Face à la nécessité pour l’Afrique de valoriser ses ressources gazières, deux projets ambitieux s’affrontent : l’un porté par le Nigeria et l’Algérie, l’autre par le Nigeria et le Maroc. Le premier mise sur une liaison traversant le Niger pour rejoindre les infrastructures algériennes, avec une orientation vers le sud de l’Europe via la Méditerranée. Le second propose un tracé plus long, longeant la côte atlantique, avec un maillage de plusieurs États ouest-africains. Cette rivalité énergétique dépasse les tuyaux : elle reflète aussi des visions géopolitiques divergentes sur l’intégration régionale, les partenariats et l’influence sur les marchés européens.
Le Maroc enclenche la machine
Le Maroc vient d’avancer un pion majeur par la voix de Leila Benali, ministre marocaine de la Transition énergétique et du Développement durable. Elle a confirmé le démarrage prochain d’un segment national du gazoduc prévu avec le Nigeria, entre Nador, sur la Méditerranée, et Dakhla, dans l’extrême sud du pays. Cette première portion, à six milliards de dollars, préfigure la future interconnexion avec les pays d’Afrique de l’Ouest, qui à terme seront reliés aux gisements nigérians.
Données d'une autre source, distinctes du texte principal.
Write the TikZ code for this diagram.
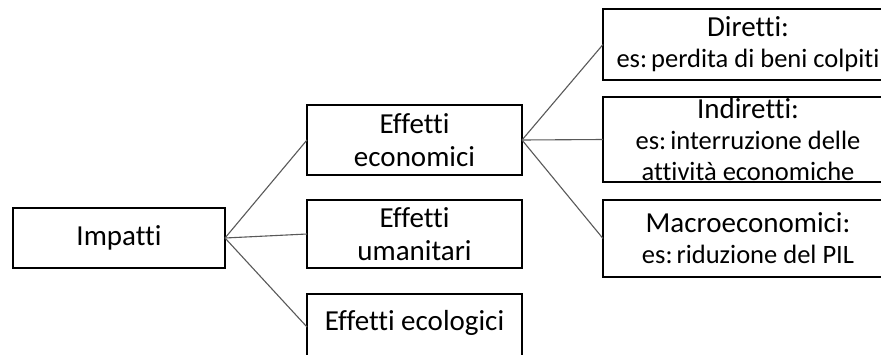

La ministre chargée de l’énergie a précisé que les travaux de cette section débuteront fin juillet.
Ce choix de commencer par une partie purement marocaine du tracé permet à Rabat de marquer sa volonté de concrétiser l’initiative sans attendre les étapes ultérieures du projet transfrontalier. C’est également une manière de montrer aux investisseurs que la phase opérationnelle est enclenchée, avec une priorité donnée aux portions maîtrisées localement.
Un itinéraire qui cherche à fédérer
Au-delà de la construction physique, ce gazoduc se veut un catalyseur d’interdépendance régionale. En impliquant potentiellement onze pays africains, l’initiative marocaine joue sur la carte d’une solidarité énergétique entre États riverains de l’Atlantique. L’objectif est de permettre à plusieurs de ces pays de profiter du transit gazier, soit en accédant eux-mêmes à une ressource énergétique stable, soit en intégrant un marché régional du gaz jusqu’ici embryonnaire.
L’enjeu est aussi diplomatique : en se positionnant comme plate-forme de distribution et de transit vers l’Europe, le Maroc entend renforcer ses partenariats au sud comme au nord, tout en élargissant sa marge de manœuvre vis-à-vis des autres pôles gaziers du continent. Le début des travaux nationaux représente donc plus qu’un jalon technique : c’est une opération d’influence, un signal lancé aux capitales africaines et européennes.